The misunderstood. The unruly. The one that never fit the mold — and never wanted to.
Problem Child didn't come from a business plan. It came from a conviction — that the best bars aren't the polished ones. They're the ones that have something to say.
Tucked into Jupiter Street in Makati, Problem Child opened in late 2025 as a craft cocktail bar built on an obsession with ingredients. Brown butter-washed rum. White onion-fat-washed mezcal. Clarified milk punches. Every drink on the menu starts with a question: what happens if we push this further?
The name isn't self-deprecating. It's a declaration. The problem child of every family is usually the one who ends up doing something worth remembering.
Before technique, before theatre, before presentation — the ingredient. We chase produce, fermentation, and flavour manipulation the way other bars chase trends. What we put in the glass is only as interesting as what we start with.

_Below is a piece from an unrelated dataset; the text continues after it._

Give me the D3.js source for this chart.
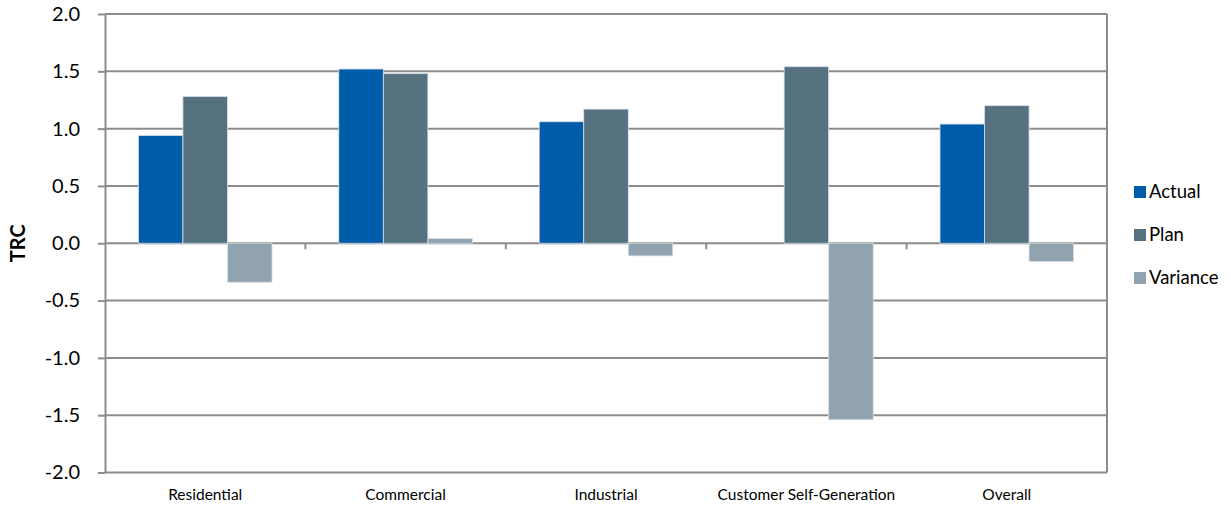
<!DOCTYPE html>
<html><head><meta charset="utf-8">
<script src="https://cdn.jsdelivr.net/npm/d3@7"></script>
<style>body{margin:0;background:#fff}svg{display:block}</style>
</head><body>
<script>
const categories = ["Residential","Commercial","Industrial","Customer Self-Generation","Overall"];
const seriesNames = ["Actual","Plan","Variance"];
const actual = [0.94, 1.52, 1.06, 0, 1.04];
const plan = [1.28, 1.48, 1.17, 1.54, 1.20];
const variance = [-0.34, 0.04, -0.11, -1.54, -0.16];
const yTicks = [-2.0,-1.5,-1.0,-0.5,0.0,0.5,1.0,1.5,2.0];
const colors = ["#005ca8","#56717f","#91a3ae"];

const W=1231,H=506;
const svg=d3.select("body").append("svg").attr("width",W).attr("height",H);
const L=105,R=1107,T=14,B=472.5;
const x=d3.scaleBand().domain(categories).range([L,R]).padding(0);
const y=d3.scaleLinear().domain([-2,2]).range([B,T]);
const xs=d3.scaleBand().domain(seriesNames).range([0,x.bandwidth()]).paddingOuter(0.75).paddingInner(0);
const grid="#8c8c8c";
const font="Lato, 'Open Sans', sans-serif";

// gridlines + y axis
const ya=d3.axisLeft(y).tickValues(yTicks).tickFormat(d=>d.toFixed(1)).tickSize(7).tickSizeOuter(0);
const gy=svg.append("g").attr("transform",`translate(${L},0)`).call(ya);
gy.select(".domain").attr("stroke",grid).attr("stroke-width",2);
gy.selectAll(".tick line").attr("stroke",grid).attr("stroke-width",2);
gy.selectAll(".tick text").attr("font-family",font).attr("font-size",20).attr("fill","#000").attr("x",-25);
svg.append("g").selectAll("line").data(yTicks).join("line")
  .attr("x1",L).attr("x2",R).attr("y1",d=>y(d)).attr("y2",d=>y(d))
  .attr("stroke",grid).attr("stroke-width",2);
svg.append("line").attr("x1",R).attr("x2",R).attr("y1",T).attr("y2",B).attr("stroke",grid).attr("stroke-width",2);

// category ticks at zero line
svg.append("g").selectAll("line").data(categories.slice(1)).join("line")
  .attr("x1",d=>x(d)).attr("x2",d=>x(d)).attr("y1",y(0)).attr("y2",y(0)+6)
  .attr("stroke",grid).attr("stroke-width",2);

// bars
const data=[actual,plan,variance];
seriesNames.forEach((s,si)=>{
  svg.append("g").selectAll("rect").data(categories).join("rect")
    .attr("x",(c)=>x(c)+xs(s))
    .attr("width",xs.bandwidth())
    .attr("y",(c,i)=>y(Math.max(0,data[si][i])))
    .attr("height",(c,i)=>Math.abs(y(data[si][i])-y(0)))
    .attr("fill",colors[si])
    .attr("stroke",(c,i)=>data[si][i]===0?"none":"#d6e0ea").attr("stroke-width",0.8);
});

// category labels
svg.append("g").selectAll("text").data(categories).join("text")
  .attr("x",d=>x(d)+x.bandwidth()/2).attr("y",500)
  .attr("text-anchor","middle").attr("font-family",font).attr("font-size",15.5).attr("fill","#000")
  .text(d=>d);

// y title
svg.append("text").attr("transform",`translate(25,${y(0)}) rotate(-90)`)
  .attr("text-anchor","middle").attr("font-family",font).attr("font-weight","bold").attr("font-size",20)
  .text("TRC");

// legend
const lg=svg.append("g");
seriesNames.forEach((s,i)=>{
  const cy=192+i*43;
  lg.append("rect").attr("x",1134).attr("y",cy-6).attr("width",12).attr("height",12).attr("fill",colors[i]);
  lg.append("text").attr("x",1149).attr("y",cy).attr("dy","0.35em").attr("font-family",font).attr("font-size",18.5).text(s);
});
</script>
</body></html>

The bar world can be intimidating — jargon-heavy, taste-policing, gatekeeping. We don't do that. Walk in knowing nothing and leave knowing something. Ask us anything. We'd rather have a conversation than a transaction.
Manila has always been a meeting point. Problem Child leans into that — bringing bartenders from Hong Kong, Tokyo, Bangkok, Chiang Mai, and Jakarta to share their perspective behind our bar. Every guest shift is a collaboration, not a performance.
Every classic cocktail exists because someone once asked "what if we changed this?" We take that seriously. The menu is never finished — it's just the current draft.
When Typhoon Pepito hit in December 2025, Problem Child turned a NYE event into a charity fundraiser. The bar exists inside a community, and that comes with responsibilities.
Seven international guest shifts in our first year. Dead Poets Hong Kong, COA HK, Yakoboku, Bangkok, Chiang Mai, Jakarta. We want Manila on the global cocktail map — in both directions.
Walk-ins welcome, always. No dress code, no reservation required, no minimum spend. A great bar should be accessible — to regulars, to first-timers, to anyone curious enough to come in.
Two months after opening, Problem Child turned a NYE party into a charity fundraiser for typhoon relief. Doing well and doing good aren't mutually exclusive — they're the same project.
Cryptic posts. No explanation, no name. Just images of bottles, hands, and fragments of a new bar taking shape somewhere in Makati. People started guessing.
The name drops. Problem Child. The logo appears. The identity clicks into place — acid chartreuse, raw concrete, uppercase confidence. Jupiter Street is paying attention.
Problem Child opens its doors. The five signature cocktails hit the bar. The crowd fills Unit 107. The problem child is officially someone else's problem.
Hong Kong's Dead Poets Cocktail Bar comes to Jupiter Street for Problem Child's inaugural guest shift. The collaboration sets the tone for what's to come.
In the wake of Typhoon Pepito, Problem Child converts its New Year's Eve event into a charity fundraiser — raising funds for typhoon relief while the bar was barely two months old.
Problem Child takes part in PH Cocktail Week, welcoming visiting international bartenders and planting its flag in the national cocktail conversation.
Tatler Dining Philippines names Problem Child among the best bars in the country — just four months after opening. The chaos meant something after all.
In March 2026 — four months after opening — Tatler Dining Philippines included Problem Child on their list of the best bars in the country.
We didn't open to win awards. We opened because Jupiter Street needed a bar that pushed harder. The recognition is appreciated. The work continues regardless.